Au total, Ovalto a réglé 726 500 euros à Kimma sur une période allant de 2013 à 2016, a indiqué la société d'investissement de Jacky Lorenzetti à Mediapart, en précisant que ce montage passant par la société hongkongaise a été fait par les joueurs. Le représentant de Kimma et l'agent de Johan Goosen n'ont pour leur part pas répondu à nos questions.
D’autres clubs ont-ils eu recours à Kimma? Au sein du conseil de surveillance d'Ovalto, une autre personnalité retient l’attention: Olivier Ginon, l'actionnaire principal de la société GL Events, très influente société spécialiste de l'évènementiel, prestataire d'innombrables manifestations internationales, notamment sportives comme les Jeux olympiques au Japon en 2021 ou encore la Coupe du monde de rugby de 2023 (dont le groupe est sponsor officiel). Via GL Events, Olivier Ginon est le patron d'un autre club de rugby célèbre, le Lyon olympique universitaire (LOU), un autre ténor émergent du "Top 14".
Olivier Ginon est aussi connu pour avoir été l'un des soutiens de la première heure d’Emmanuel Macron, auquel GL Events a accordé d’importantes ristournes lors de sa campagne présidentielle, comme Mediapart s'en était fait l'écho.
Depuis, le chef de l'État n’a cessé de lui manifester sa reconnaissance et son amitié.
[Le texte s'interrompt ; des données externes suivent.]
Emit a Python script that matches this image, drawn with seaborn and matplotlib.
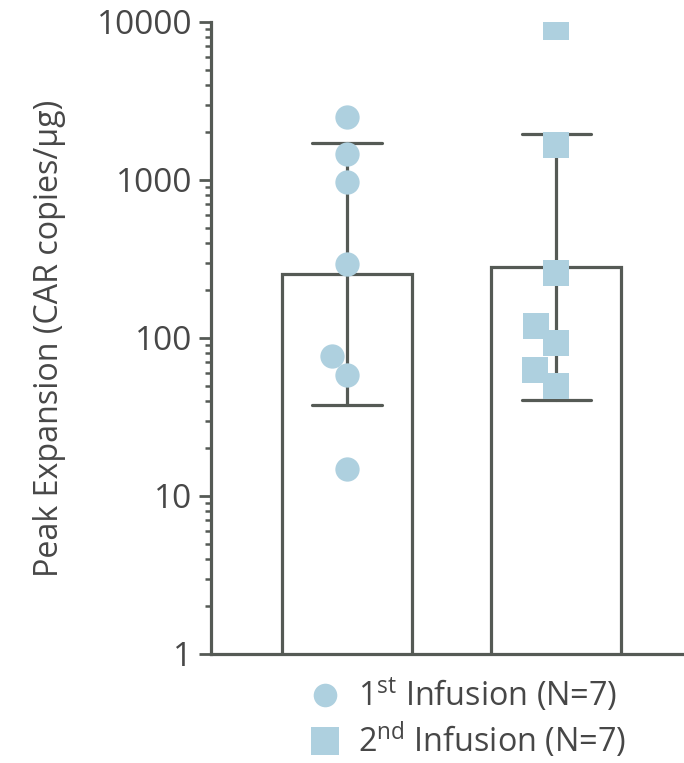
import numpy as np
import pandas as pd
import matplotlib
matplotlib.use("Agg")
import matplotlib.pyplot as plt
import matplotlib.ticker as mticker
from matplotlib.lines import Line2D
import seaborn as sns

# ---- data ----
groups = ["1st Infusion", "2nd Infusion"]
first_infusion = [2505, 1462, 971, 294, 77, 58, 14.8]
second_infusion = [9300, 1667, 258, 119, 93, 63, 50]
legend_labels = [r"1$^{\mathrm{st}}$ Infusion (N=7)", r"2$^{\mathrm{nd}}$ Infusion (N=7)"]
y_ticks = [1, 10, 100, 1000, 10000]
y_label = "Peak Expansion (CAR copies/µg)"

df = pd.DataFrame({
    "group": [groups[0]] * len(first_infusion) + [groups[1]] * len(second_infusion),
    "value": first_infusion + second_infusion,
})

# ---- style ----
sns.set_style("ticks")
plt.rcParams["font.family"] = ["Open Sans", "DejaVu Sans"]
plt.rcParams["mathtext.fontset"] = "custom"
plt.rcParams["mathtext.rm"] = "Open Sans"
plt.rcParams["mathtext.it"] = "Open Sans:italic"
plt.rcParams["mathtext.bf"] = "Open Sans:bold"

AX = "#555a55"
TXT = "#474747"
PT = "#aed0df"

fig = plt.figure(figsize=(6.84, 7.63), dpi=100)
ax = fig.add_axes([211 / 684, 1 - 654 / 763, 1 - 211 / 684, (654 - 22) / 763])

# bars: geometric mean +/- geometric SD (seaborn aggregates in log space)
sns.barplot(data=df, x="group", y="value", order=groups, log_scale=True,
            estimator="mean", errorbar="sd", capsize=0.33, width=0.62,
            color="white", saturation=1, edgecolor=AX, linewidth=2.3,
            err_kws={"color": AX, "linewidth": 2.3}, ax=ax)

sub1 = df[df["group"] == groups[0]]
sub2 = df[df["group"] == groups[1]]
sns.swarmplot(data=sub1, x="group", y="value", order=groups, color=PT,
              marker="o", size=17.5, linewidth=0, zorder=3, ax=ax)
sns.swarmplot(data=sub2, x="group", y="value", order=groups, color=PT,
              marker="s", size=18.5, linewidth=0, zorder=3, ax=ax)

ax.set_yscale("log")
ax.set_ylim(1, 10000)
ax.set_xlim(-0.649, 1.609)
ax.yaxis.set_major_locator(mticker.FixedLocator(y_ticks))
ax.yaxis.set_major_formatter(mticker.FuncFormatter(lambda v, _: f"{int(round(v))}"))
ax.yaxis.set_minor_locator(mticker.LogLocator(base=10, subs=np.arange(2, 10)))
ax.yaxis.set_minor_formatter(mticker.NullFormatter())

ax.tick_params(axis="y", which="major", length=8.6, width=2.0, color=AX,
               labelsize=24, labelcolor=TXT, pad=5.0, direction="out")
ax.tick_params(axis="y", which="minor", length=4.3, width=1.8, color=AX)
ax.tick_params(axis="x", which="both", length=0, labelbottom=False)
ax.set_xlabel("")
ax.set_ylabel(y_label, fontsize=23.2, color=TXT, labelpad=22)

for s in ["top", "right"]:
    ax.spines[s].set_visible(False)
for s in ["left", "bottom"]:
    ax.spines[s].set_color(AX)
    ax.spines[s].set_linewidth(2.3)
ax.set_facecolor("white")
ax.grid(False)

handles = [
    Line2D([], [], marker="o", linestyle="none", markersize=17, color=PT, markeredgewidth=0),
    Line2D([], [], marker="s", linestyle="none", markersize=19.5, color=PT, markeredgewidth=0),
]
fig.legend(handles, legend_labels, loc="upper left",
           bbox_to_anchor=(309 / 684, 1 - 676 / 763), frameon=False,
           fontsize=23.3, labelcolor=TXT, borderpad=0, handlelength=1.0,
           handletextpad=0.5, labelspacing=0.2, borderaxespad=0)

fig.savefig("out.png", dpi=100, facecolor="white")
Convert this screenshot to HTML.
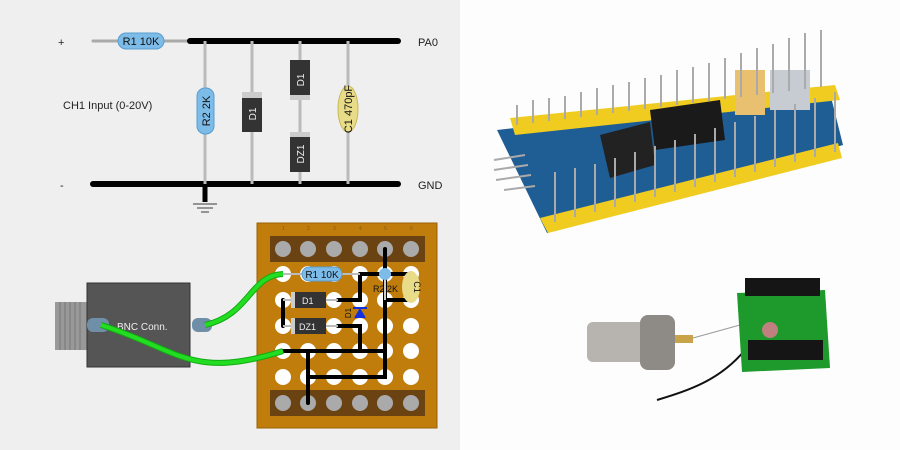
<!DOCTYPE html>
<html><head><style>
html,body{margin:0;padding:0;width:900px;height:450px;overflow:hidden;background:#fff}
text{font-family:"Liberation Sans","DejaVu Sans",sans-serif}
</style></head><body>
<svg width="900" height="450" viewBox="0 0 900 450" xmlns="http://www.w3.org/2000/svg">
<rect x="0" y="0" width="460" height="450" fill="#efefef"/>
<rect x="460" y="0" width="440" height="450" fill="#fdfdfd"/>

<!-- schematic -->
<text x="58" y="46" font-size="11" fill="#222">+</text>
<text x="60" y="189" font-size="11" fill="#222">-</text>
<text x="63" y="109" font-size="11" fill="#222">CH1 Input (0-20V)</text>
<text x="418" y="46" font-size="11" fill="#222">PA0</text>
<text x="418" y="189" font-size="11" fill="#222">GND</text>
<line x1="93" y1="41" x2="190" y2="41" stroke="#aaa" stroke-width="3" stroke-linecap="round"/>
<line x1="190" y1="41" x2="398" y2="41" stroke="#000" stroke-width="6" stroke-linecap="round"/>
<line x1="93" y1="184" x2="398" y2="184" stroke="#000" stroke-width="6" stroke-linecap="round"/>
<rect x="118" y="33" width="46" height="16" rx="8" fill="#7dbbe8" stroke="#5a9ccd"/>
<text x="141" y="45" font-size="11" fill="#111" text-anchor="middle">R1 10K</text>
<g stroke="#bbb" stroke-width="3">
<line x1="205" y1="41" x2="205" y2="184"/><line x1="252" y1="41" x2="252" y2="184"/>
<line x1="300" y1="41" x2="300" y2="184"/><line x1="348" y1="41" x2="348" y2="184"/>
</g>
<line x1="205" y1="184" x2="205" y2="202" stroke="#000" stroke-width="5"/>
<g stroke="#777" stroke-width="1.5"><line x1="193" y1="204" x2="217" y2="204"/><line x1="197" y1="208" x2="213" y2="208"/><line x1="201" y1="212" x2="209" y2="212"/></g>
<rect x="197" y="88" width="17" height="46" rx="8" fill="#7dbbe8" stroke="#5a9ccd"/>
<text transform="translate(210,111) rotate(-90)" font-size="11" text-anchor="middle" fill="#111">R2 2K</text>
<rect x="242" y="92" width="20" height="40" fill="#333"/><rect x="242" y="92" width="20" height="6" fill="#ccc"/>
<text transform="translate(256,114) rotate(-90)" font-size="10" text-anchor="middle" fill="#eee">D1</text>
<rect x="290" y="60" width="20" height="40" fill="#333"/><rect x="290" y="95" width="20" height="5" fill="#ccc"/>
<text transform="translate(304,80) rotate(-90)" font-size="10" text-anchor="middle" fill="#eee">D1</text>
<rect x="290" y="132" width="20" height="40" fill="#333"/><rect x="290" y="132" width="20" height="5" fill="#ccc"/>
<text transform="translate(304,154) rotate(-90)" font-size="10" text-anchor="middle" fill="#eee">DZ1</text>
<ellipse cx="348" cy="109" rx="10" ry="23" fill="#e8dc88" stroke="#c9b85a"/>
<text transform="translate(352,109) rotate(-90)" font-size="11" text-anchor="middle" fill="#111">C1 470pF</text>

<!-- BNC -->
<rect x="55" y="302" width="32" height="48" fill="#999"/>
<g stroke="#777" stroke-width="1"><line x1="60" y1="302" x2="60" y2="350"/><line x1="65" y1="302" x2="65" y2="350"/><line x1="70" y1="302" x2="70" y2="350"/><line x1="75" y1="302" x2="75" y2="350"/><line x1="80" y1="302" x2="80" y2="350"/></g>
<rect x="87" y="283" width="103" height="84" fill="#555" stroke="#333"/>
<rect x="87" y="318" width="22" height="14" rx="6" fill="#6f8fa8"/>
<rect x="192" y="318" width="20" height="14" rx="6" fill="#6f8fa8"/>
<text x="117" y="330" font-size="10" fill="#eee">BNC Conn.</text>

<!-- stripboard -->
<rect x="257" y="223" width="180" height="205" fill="#c07d0c" stroke="#9a6205"/>
<rect x="270" y="236" width="155" height="26" fill="#6b4212"/>
<rect x="270" y="390" width="155" height="26" fill="#6b4212"/>
<g font-size="5" fill="#8a5a10"><text x="282" y="230">1</text><text x="307" y="230">2</text><text x="333" y="230">3</text><text x="359" y="230">4</text><text x="384" y="230">5</text><text x="410" y="230">6</text></g>
<g fill="#aaa">
<circle cx="283" cy="249" r="8"/><circle cx="308" cy="249" r="8"/><circle cx="334" cy="249" r="8"/><circle cx="360" cy="249" r="8"/><circle cx="385" cy="249" r="8"/><circle cx="411" cy="249" r="8"/>
<circle cx="283" cy="403" r="8"/><circle cx="308" cy="403" r="8"/><circle cx="334" cy="403" r="8"/><circle cx="360" cy="403" r="8"/><circle cx="385" cy="403" r="8"/><circle cx="411" cy="403" r="8"/>
</g>
<g fill="#fff">
<circle cx="283" cy="274" r="8"/><circle cx="308" cy="274" r="8"/><circle cx="334" cy="274" r="8"/><circle cx="360" cy="274" r="8"/><circle cx="385" cy="274" r="8"/><circle cx="411" cy="274" r="8"/>
<circle cx="283" cy="300" r="8"/><circle cx="308" cy="300" r="8"/><circle cx="334" cy="300" r="8"/><circle cx="360" cy="300" r="8"/><circle cx="385" cy="300" r="8"/><circle cx="411" cy="300" r="8"/>
<circle cx="283" cy="326" r="8"/><circle cx="308" cy="326" r="8"/><circle cx="334" cy="326" r="8"/><circle cx="360" cy="326" r="8"/><circle cx="385" cy="326" r="8"/><circle cx="411" cy="326" r="8"/>
<circle cx="283" cy="351" r="8"/><circle cx="308" cy="351" r="8"/><circle cx="334" cy="351" r="8"/><circle cx="360" cy="351" r="8"/><circle cx="385" cy="351" r="8"/><circle cx="411" cy="351" r="8"/>
<circle cx="283" cy="377" r="8"/><circle cx="308" cy="377" r="8"/><circle cx="334" cy="377" r="8"/><circle cx="360" cy="377" r="8"/><circle cx="385" cy="377" r="8"/><circle cx="411" cy="377" r="8"/>
</g>
<g stroke="#000" stroke-width="4" fill="none" stroke-linecap="round">
<line x1="385" y1="249" x2="385" y2="300"/>
<polyline points="360,274 411,274"/>
<polyline points="360,274 360,300 338,300"/>
<polyline points="385,300 411,300"/>
<polyline points="283,300 283,326"/>
<polyline points="338,326 360,326 360,351"/>
<polyline points="283,351 385,351"/>
<polyline points="385,300 385,377 308,377"/>
<polyline points="308,351 308,403"/>
</g>
<line x1="283" y1="274" x2="360" y2="274" stroke="#bbb" stroke-width="2"/>
<line x1="385" y1="274" x2="385" y2="300" stroke="#ccc" stroke-width="2"/>
<rect x="302" y="267" width="40" height="14" rx="7" fill="#7dbbe8" stroke="#5a9ccd"/>
<text x="322" y="278" font-size="10" text-anchor="middle" fill="#111">R1 10K</text>
<circle cx="385" cy="274" r="6" fill="#7dbbe8"/>
<text x="373" y="292" font-size="9" fill="#111">R2 2K</text>
<ellipse cx="411" cy="287" rx="9" ry="16" fill="#e8dc88"/>
<text transform="translate(414,287) rotate(90)" font-size="9" text-anchor="middle" fill="#111">C1</text>
<line x1="283" y1="300" x2="338" y2="300" stroke="#bbb" stroke-width="2"/>
<line x1="283" y1="326" x2="338" y2="326" stroke="#bbb" stroke-width="2"/>
<rect x="291" y="292" width="35" height="16" fill="#333"/><rect x="291" y="292" width="4" height="16" fill="#ccc"/>
<text x="302" y="304" font-size="9" fill="#eee">D1</text>
<rect x="291" y="318" width="35" height="16" fill="#333"/><rect x="291" y="318" width="4" height="16" fill="#ccc"/>
<text x="299" y="330" font-size="9" fill="#eee">DZ1</text>
<polygon points="354,318 366,318 360,308" fill="#1030e0"/>
<line x1="353" y1="308" x2="367" y2="308" stroke="#1030e0" stroke-width="2"/>
<text transform="translate(351,313) rotate(-90)" font-size="8" text-anchor="middle" fill="#111">D1</text>
<!-- wires -->
<path d="M205,325 C250,315 250,275 283,274" stroke="#1a1" stroke-width="6" fill="none"/>
<path d="M205,325 C250,315 250,275 283,274" stroke="#2d2" stroke-width="4" fill="none"/>
<path d="M101,325 C180,350 190,380 283,351" stroke="#1a1" stroke-width="6" fill="none"/>
<path d="M101,325 C180,350 190,380 283,351" stroke="#2d2" stroke-width="4" fill="none"/>

<!-- photo 1: blue pill -->
<polygon points="497,130 830,93 843,145 547,233" fill="#1f5d95"/>
<polygon points="510,118 835,85 840,100 515,135" fill="#f0cc20"/>
<polygon points="540,218 838,143 842,158 548,233" fill="#f0cc20"/>
<polygon points="600,135 650,122 655,165 610,178" fill="#222"/>
<polygon points="650,110 720,100 725,140 655,150" fill="#1a1a1a"/>
<rect x="735" y="70" width="30" height="45" fill="#e8c070"/>
<rect x="770" y="70" width="40" height="40" fill="#c7ccd2"/>
<g stroke="#aaa" stroke-width="2">
<line x1="517" y1="125" x2="517" y2="105"/><line x1="533" y1="123" x2="533" y2="100"/><line x1="549" y1="121" x2="549" y2="98"/><line x1="565" y1="119" x2="565" y2="96"/><line x1="581" y1="117" x2="581" y2="92"/><line x1="597" y1="115" x2="597" y2="88"/><line x1="613" y1="113" x2="613" y2="85"/><line x1="629" y1="111" x2="629" y2="82"/><line x1="645" y1="109" x2="645" y2="78"/><line x1="661" y1="107" x2="661" y2="75"/><line x1="677" y1="105" x2="677" y2="70"/><line x1="693" y1="103" x2="693" y2="67"/><line x1="709" y1="101" x2="709" y2="63"/><line x1="725" y1="99" x2="725" y2="58"/><line x1="741" y1="97" x2="741" y2="53"/><line x1="757" y1="95" x2="757" y2="48"/><line x1="773" y1="93" x2="773" y2="44"/><line x1="789" y1="91" x2="789" y2="38"/><line x1="805" y1="89" x2="805" y2="33"/><line x1="821" y1="87" x2="821" y2="30"/>
<line x1="555" y1="222" x2="555" y2="172"/><line x1="575" y1="217" x2="575" y2="168"/><line x1="595" y1="212" x2="595" y2="164"/><line x1="615" y1="207" x2="615" y2="158"/><line x1="635" y1="202" x2="635" y2="152"/><line x1="655" y1="197" x2="655" y2="146"/><line x1="675" y1="192" x2="675" y2="140"/><line x1="695" y1="187" x2="695" y2="134"/><line x1="715" y1="182" x2="715" y2="128"/><line x1="735" y1="177" x2="735" y2="122"/><line x1="755" y1="172" x2="755" y2="116"/><line x1="775" y1="167" x2="775" y2="110"/><line x1="795" y1="162" x2="795" y2="104"/><line x1="815" y1="157" x2="815" y2="98"/><line x1="835" y1="152" x2="835" y2="92"/>
<line x1="494" y1="160" x2="525" y2="155"/><line x1="494" y1="170" x2="528" y2="165"/><line x1="496" y1="180" x2="531" y2="175"/><line x1="504" y1="190" x2="535" y2="186"/>
</g>

<!-- photo 2 -->
<rect x="587" y="322" width="70" height="40" rx="6" fill="#b7b3ae"/>
<rect x="640" y="315" width="35" height="55" rx="8" fill="#8e8a85"/>
<rect x="675" y="335" width="18" height="8" fill="#c9a34a"/>
<path d="M693,338 L740,325" stroke="#999" stroke-width="1" fill="none"/>
<path d="M657,400 C690,390 720,380 745,350" stroke="#111" stroke-width="2" fill="none"/>
<polygon points="737,293 825,290 830,368 742,372" fill="#1e9a2c"/>
<rect x="745" y="278" width="75" height="18" fill="#151515"/>
<rect x="748" y="340" width="75" height="20" fill="#151515"/>
<circle cx="770" cy="330" r="8" fill="#c08080"/>
</svg>
</body></html>
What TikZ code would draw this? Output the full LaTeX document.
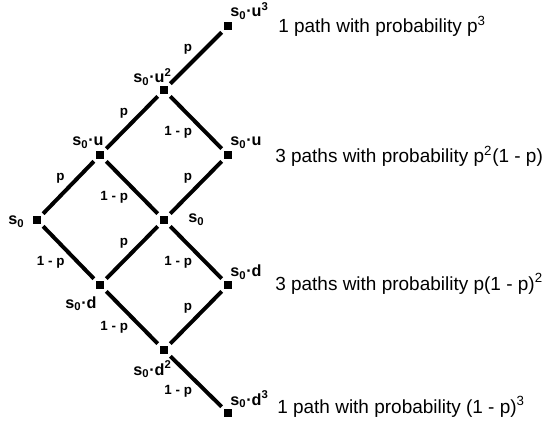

Pas plus tard que le 8 septembre dernier, à l’occasion d'une cérémonie privée, il lui a ainsi remis en personne à l’Élysée, en présence de la ministre des sports Amélie Oudéa-Castéra, l'insigne de chevalier de la Légion d'honneur. Et les deux amis ont ensuite participé au repas organisé à l’Élysée en l'honneur des "chefs" les plus réputés de la cuisine française.
Sollicité par Mediapart, Olivier Ginon a répondu par l'intermédiaire de son avocat Me Jean-Marc Fédida, en nous menaçant de poursuites judiciaires et en assurant qu'il n'a pas connaissance de liens de quelque nature que ce soit entre les sociétés Ovalto et Kimma Management Corporation".